WHAT THE TASK ASKS: Set down exactly the lines of the listing below, please, beginning with the first and ending with the line that holds "(0,0) rectangle (1197,727);".

PROVIDED MATERIAL:
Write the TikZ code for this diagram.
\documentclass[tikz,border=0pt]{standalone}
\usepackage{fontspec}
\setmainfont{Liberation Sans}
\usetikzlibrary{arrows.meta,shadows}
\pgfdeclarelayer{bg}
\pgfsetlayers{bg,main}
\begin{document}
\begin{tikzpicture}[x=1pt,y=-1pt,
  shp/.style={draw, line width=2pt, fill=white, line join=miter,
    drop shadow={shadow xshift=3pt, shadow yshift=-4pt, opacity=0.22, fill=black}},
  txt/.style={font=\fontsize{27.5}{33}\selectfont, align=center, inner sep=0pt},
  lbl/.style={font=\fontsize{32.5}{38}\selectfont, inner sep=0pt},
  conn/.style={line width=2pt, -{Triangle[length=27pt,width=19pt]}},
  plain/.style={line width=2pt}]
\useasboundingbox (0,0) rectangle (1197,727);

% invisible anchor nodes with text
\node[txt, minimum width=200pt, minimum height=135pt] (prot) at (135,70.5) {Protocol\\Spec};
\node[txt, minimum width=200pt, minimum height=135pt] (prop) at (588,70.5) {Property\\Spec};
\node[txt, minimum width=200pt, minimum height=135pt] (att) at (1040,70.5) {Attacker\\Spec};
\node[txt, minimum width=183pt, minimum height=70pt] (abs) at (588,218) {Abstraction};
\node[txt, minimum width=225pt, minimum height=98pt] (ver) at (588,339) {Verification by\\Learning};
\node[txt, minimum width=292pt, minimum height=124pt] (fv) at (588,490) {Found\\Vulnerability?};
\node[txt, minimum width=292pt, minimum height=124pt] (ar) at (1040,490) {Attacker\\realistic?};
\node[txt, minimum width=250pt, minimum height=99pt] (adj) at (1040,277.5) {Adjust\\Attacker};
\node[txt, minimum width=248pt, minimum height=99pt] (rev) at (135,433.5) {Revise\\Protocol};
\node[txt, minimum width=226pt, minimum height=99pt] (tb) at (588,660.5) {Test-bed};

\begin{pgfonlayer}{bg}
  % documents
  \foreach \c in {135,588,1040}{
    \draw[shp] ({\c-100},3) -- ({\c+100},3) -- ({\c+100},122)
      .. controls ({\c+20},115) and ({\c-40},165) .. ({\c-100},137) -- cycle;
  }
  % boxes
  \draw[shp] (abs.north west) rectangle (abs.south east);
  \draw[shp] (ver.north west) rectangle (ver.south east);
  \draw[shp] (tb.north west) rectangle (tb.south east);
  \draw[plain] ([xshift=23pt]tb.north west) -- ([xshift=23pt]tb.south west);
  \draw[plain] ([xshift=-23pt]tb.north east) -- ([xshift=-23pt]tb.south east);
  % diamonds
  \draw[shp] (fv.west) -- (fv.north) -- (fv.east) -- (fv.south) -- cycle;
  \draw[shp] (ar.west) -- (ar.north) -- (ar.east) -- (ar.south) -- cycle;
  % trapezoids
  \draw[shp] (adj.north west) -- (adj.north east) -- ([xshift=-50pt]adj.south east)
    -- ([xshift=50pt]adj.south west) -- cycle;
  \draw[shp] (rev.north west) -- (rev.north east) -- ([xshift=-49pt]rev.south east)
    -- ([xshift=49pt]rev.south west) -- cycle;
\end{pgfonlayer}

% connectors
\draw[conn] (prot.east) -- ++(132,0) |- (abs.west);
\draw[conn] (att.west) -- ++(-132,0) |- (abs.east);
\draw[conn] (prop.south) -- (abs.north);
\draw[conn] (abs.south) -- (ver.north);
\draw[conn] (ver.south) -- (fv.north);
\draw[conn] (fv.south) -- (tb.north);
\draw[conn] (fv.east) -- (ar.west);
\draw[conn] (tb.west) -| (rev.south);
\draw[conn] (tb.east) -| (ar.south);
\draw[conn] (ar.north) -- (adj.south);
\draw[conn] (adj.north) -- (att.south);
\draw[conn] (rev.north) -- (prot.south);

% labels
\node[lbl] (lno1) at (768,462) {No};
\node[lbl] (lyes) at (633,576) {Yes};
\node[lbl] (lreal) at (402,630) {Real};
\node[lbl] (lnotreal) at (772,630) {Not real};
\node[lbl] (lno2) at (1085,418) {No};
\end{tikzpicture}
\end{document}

THE ANSWER:
Write the TikZ code for this diagram.
\documentclass[tikz,border=0pt]{standalone}
\usepackage{fontspec}
\setmainfont{Liberation Sans}
\usetikzlibrary{arrows.meta,shadows}
\pgfdeclarelayer{bg}
\pgfsetlayers{bg,main}
\begin{document}
\begin{tikzpicture}[x=1pt,y=-1pt,
  shp/.style={draw, line width=2pt, fill=white, line join=miter,
    drop shadow={shadow xshift=3pt, shadow yshift=-4pt, opacity=0.22, fill=black}},
  txt/.style={font=\fontsize{27.5}{33}\selectfont, align=center, inner sep=0pt},
  lbl/.style={font=\fontsize{32.5}{38}\selectfont, inner sep=0pt},
  conn/.style={line width=2pt, -{Triangle[length=27pt,width=19pt]}},
  plain/.style={line width=2pt}]
\useasboundingbox (0,0) rectangle (1197,727);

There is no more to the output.